5 Tips on how you can prepare for the homebuying process
Although the prices have dropped over the last months, you’ll see that, in the cities, the housing market in the Netherlands is still a competitive market. Especially for well-maintained mid-priced, affordable apartments and houses. So, how do you get started in this market? The key is to be well prepared, so you can beat the competition. Here are some useful tips!
1. Find a mortgage advisor
To be eligible for a mortgage, you first need an income in the Netherlands and a citizen service number (BSN). You could go online and use a mortgage calculator to find out what your maximum mortgage will be, but there is much to consider when it comes to your budget. A good place to start is with a visit to your bank, but it’s even better to make an appointment with an independent mortgage advisor. It might cost a bit more, but they can save you money by finding a better mortgage solution as banks just present you with their own loan products.
The documents that you will need to have to get a mortgage in the Netherlands are: a recent salary slip, a contract of employment, an overview of your savings / loans and, if applicable, a confirmation letter of the 30% ruling.
2. Determine your budget
When it comes to an annuities mortgage (annuïteitenhypotheek) and a linear mortgage (lineaire hypotheek), you can decide on your monthly costs. Most of the time, an annuities mortgage has lower monthly payments than a linear one. Now that you know your maximum mortgage capacity and your monthly payments, you can determine your spending budget.
Think carefully about the budget. You may think your monthly costs are too high with the maximum amount that you can borrow, or perhaps you have some extra savings that you’d like to invest to increase your budget. Plus, you will also need to keep in mind that you need money for the closing costs.

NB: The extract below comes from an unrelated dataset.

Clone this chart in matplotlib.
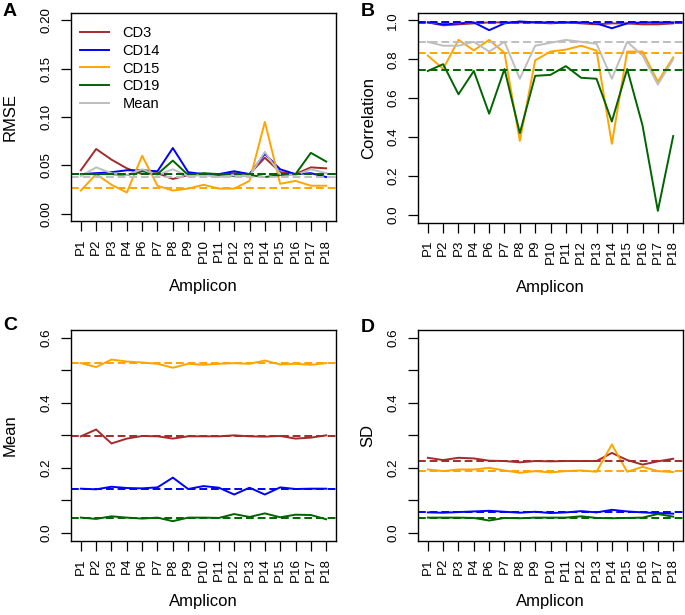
import matplotlib
matplotlib.use("Agg")
import matplotlib.pyplot as plt

plt.rcParams["font.family"] = ["Liberation Sans", "DejaVu Sans"]

amplicons = ["P1", "P2", "P3", "P4", "P6", "P7", "P8", "P9", "P10",
             "P11", "P12", "P13", "P14", "P15", "P16", "P17", "P18"]
series_names = ["CD3", "CD14", "CD15", "CD19", "Mean"]

# Panel A - RMSE
rmse_cd3 = [0.045, 0.067, 0.056, 0.047, 0.041, 0.042, 0.036, 0.040, 0.041,
            0.040, 0.042, 0.041, 0.058, 0.043, 0.041, 0.048, 0.047]
rmse_cd14 = [0.041, 0.042, 0.043, 0.045, 0.045, 0.044, 0.068, 0.043, 0.041,
             0.041, 0.044, 0.041, 0.062, 0.046, 0.041, 0.042, 0.038]
rmse_cd15 = [0.024, 0.041, 0.030, 0.022, 0.060, 0.029, 0.024, 0.026, 0.030,
             0.026, 0.026, 0.034, 0.095, 0.031, 0.034, 0.029, 0.029]
rmse_cd19 = [0.041, 0.041, 0.041, 0.040, 0.044, 0.041, 0.055, 0.040, 0.042,
             0.041, 0.039, 0.040, 0.038, 0.040, 0.041, 0.063, 0.054]
rmse_mean = [0.039, 0.048, 0.042, 0.040, 0.046, 0.040, 0.046, 0.039, 0.040,
             0.038, 0.040, 0.039, 0.064, 0.041, 0.040, 0.046, 0.042]
rmse_ref = [0.041, 0.041, 0.027, 0.041, 0.038]

# Panel B - correlation
cor_cd3 = [0.990, 0.975, 0.980, 0.985, 0.990, 0.990, 0.990, 0.990, 0.985,
           0.990, 0.985, 0.980, 0.985, 0.985, 0.980, 0.980, 0.985]
cor_cd14 = [0.990, 0.980, 0.985, 0.990, 0.950, 0.985, 0.995, 0.990, 0.990,
            0.990, 0.990, 0.985, 0.960, 0.985, 0.990, 0.990, 0.990]
cor_cd15 = [0.819, 0.751, 0.900, 0.846, 0.900, 0.833, 0.380, 0.795, 0.840,
            0.850, 0.870, 0.845, 0.365, 0.840, 0.840, 0.685, 0.810]
cor_cd19 = [0.740, 0.775, 0.620, 0.740, 0.520, 0.750, 0.420, 0.715, 0.720,
            0.765, 0.705, 0.700, 0.480, 0.750, 0.460, 0.020, 0.405]
cor_mean = [0.890, 0.870, 0.870, 0.890, 0.840, 0.890, 0.700, 0.870, 0.885,
            0.900, 0.890, 0.880, 0.700, 0.890, 0.820, 0.670, 0.800]
cor_ref = [0.987, 0.990, 0.835, 0.745, 0.890]

# Panel C - mean
mean_cd3 = [0.297, 0.318, 0.275, 0.290, 0.298, 0.297, 0.290, 0.297, 0.297,
            0.297, 0.300, 0.297, 0.296, 0.298, 0.290, 0.293, 0.300]
mean_cd14 = [0.136, 0.134, 0.142, 0.138, 0.137, 0.140, 0.170, 0.135, 0.144,
             0.139, 0.118, 0.139, 0.118, 0.140, 0.135, 0.136, 0.136]
mean_cd15 = [0.522, 0.510, 0.533, 0.527, 0.524, 0.520, 0.508, 0.520, 0.517,
             0.520, 0.522, 0.520, 0.530, 0.518, 0.520, 0.517, 0.522]
mean_cd19 = [0.047, 0.043, 0.051, 0.047, 0.044, 0.047, 0.036, 0.047, 0.047,
             0.046, 0.058, 0.049, 0.060, 0.048, 0.056, 0.055, 0.042]
mean_ref = [0.297, 0.136, 0.522, 0.047]

# Panel D - SD
sd_cd3 = [0.231, 0.224, 0.231, 0.229, 0.222, 0.221, 0.217, 0.221, 0.220,
          0.221, 0.221, 0.221, 0.246, 0.224, 0.210, 0.220, 0.228]
sd_cd14 = [0.063, 0.062, 0.064, 0.066, 0.068, 0.065, 0.062, 0.065, 0.061,
           0.063, 0.067, 0.063, 0.071, 0.066, 0.063, 0.061, 0.059]
sd_cd15 = [0.195, 0.190, 0.195, 0.195, 0.200, 0.192, 0.185, 0.190, 0.186,
           0.190, 0.192, 0.188, 0.272, 0.188, 0.203, 0.190, 0.187]
sd_cd19 = [0.047, 0.047, 0.047, 0.046, 0.038, 0.046, 0.045, 0.047, 0.047,
           0.047, 0.051, 0.046, 0.045, 0.046, 0.047, 0.058, 0.050]
sd_ref = [0.222, 0.064, 0.190, 0.045]

COLORS = ["#A52A2A", "#0000FF", "#FFA500", "#006400", "#BEBEBE"]

W, H = 685, 615


def px_axes(fig, left, top, right, bottom):
    return fig.add_axes([left / W, 1 - bottom / H,
                         (right - left) / W, (bottom - top) / H])


def draw_panel(ax, series, refs, ymax, yticks, ylabels, ylabel, ylab_x,
               xlab_y):
    x = list(range(1, len(amplicons) + 1))
    for i, vals in enumerate(series):
        ax.plot(x, vals, color=COLORS[i], lw=1.4, label=series_names[i])
    for i, r in enumerate(refs):
        ax.axhline(r, color=COLORS[i], lw=1.4, dashes=(4, 2))

    ax.set_xlim(1 - 0.04 * 16, 17 + 0.04 * 16)
    ax.set_ylim(-0.04 * ymax, ymax * 1.04)
    ax.set_xticks(x)
    ax.set_xticklabels(amplicons, rotation=90, fontsize=9.6,
                       va="top", ha="center")
    ax.set_yticks(yticks)
    ax.set_yticklabels(ylabels, rotation=90, fontsize=9.6, va="center")
    ax.tick_params(direction="out", length=7, width=0.9)
    ax.tick_params(axis="x", pad=5.5)
    ax.tick_params(axis="y", pad=6.5)
    for sp in ax.spines.values():
        sp.set_linewidth(1.0)

    ax.set_xlabel("Amplicon", fontsize=12)
    ax.xaxis.set_label_coords(0.5, xlab_y)
    ax.xaxis.label.set_va("center")
    ax.set_ylabel(ylabel, fontsize=12)
    ax.yaxis.set_label_coords(ylab_x, 0.5)
    ax.yaxis.label.set_va("center")


fig = plt.figure(figsize=(W / 100, H / 100), dpi=100)

ax_a = px_axes(fig, 71, 12.7, 336, 221.5)
ax_b = px_axes(fig, 418, 12.7, 683, 222.5)
ax_c = px_axes(fig, 71, 330, 336, 540.7)
ax_d = px_axes(fig, 418, 330, 683, 540.7)

draw_panel(ax_a, [rmse_cd3, rmse_cd14, rmse_cd15, rmse_cd19, rmse_mean],
           rmse_ref, 0.2, [0, 0.05, 0.10, 0.15, 0.20],
           ["0.00", "0.05", "0.10", "0.15", "0.20"], "RMSE", -0.23, -0.31)
draw_panel(ax_b, [cor_cd3, cor_cd14, cor_cd15, cor_cd19, cor_mean],
           cor_ref, 1.0, [0, 0.2, 0.4, 0.6, 0.8, 1.0],
           ["0.0", "0.2", "0.4", "0.6", "0.8", "1.0"], "Correlation",
           -0.185, -0.31)
draw_panel(ax_c, [mean_cd3, mean_cd14, mean_cd15, mean_cd19],
           mean_ref, 0.6, [0, 0.1, 0.2, 0.3, 0.4, 0.5, 0.6],
           ["0.0", "", "0.2", "", "0.4", "", "0.6"], "Mean", -0.23, -0.29)
draw_panel(ax_d, [sd_cd3, sd_cd14, sd_cd15, sd_cd19],
           sd_ref, 0.6, [0, 0.1, 0.2, 0.3, 0.4, 0.5, 0.6],
           ["0.0", "", "0.2", "", "0.4", "", "0.6"], "SD", -0.189, -0.29)

ax_a.legend(loc="upper left", bbox_to_anchor=(0.035, 0.935), frameon=False,
            fontsize=10.5, handlelength=2.0, handletextpad=0.9,
            labelspacing=0.25, borderpad=0, borderaxespad=0)

for letter, (lx, ly) in zip("ABCD", [(10, 12), (368, 11), (10, 326), (368, 327)]):
    fig.text(lx / W, 1 - ly / H, letter, fontsize=14, fontweight="bold",
             ha="center", va="center")

fig.savefig("out.png", dpi=100)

3. Save for the purchasing costs
If you buy a home, you will have additional costs that you need to pay for - the so-called closing costs. These costs include the transfer tax, the notary fees, the valuation costs, the cost for the technical survey, the interpreter, the mortgage application fee and the fee of the buying estate agent. The transfer tax is normally two percent of the purchase price. The notarial fees are for the deed of transfer, and if necessary, the mortgage deed. If you don’t speak the Dutch language well enough, an interpreter is mandatory. All together you can expect between 5-7% closing costs
4. Make your wish list
Now that you are aware of the financial consequences and you’ve decided on your budget, you can start dreaming of your new house. In what part of town do you prefer to live? Do you want a newer or an older one, full of character? Are you willing to do some renovation, or does it need to be ready to move in? How many bedrooms would you like to have? Would you prefer an outside space? What features are important? What are the must-haves and what are the nice-to-haves? With this list, you can discuss what is doable within your budget with your estate agent, so that you manage your expectations.
5. Find a real estate agent
In principle, you don’t need a real estate to buy a home in the Netherlands. However, you might benefit from hiring one. Agents can save you a lot of time in the search process of finding the right property.
Real estate agents have knowledge about the Dutch housing market, the right areas and will know if a certain property is a good investment. They can prevent you from making costly mistakes by getting hold of important and complex paperwork and information. Plus, they have access to the database of the properties that have been sold. That way they can determine the best buying price and handle the negotiations on behalf of you as an independent person.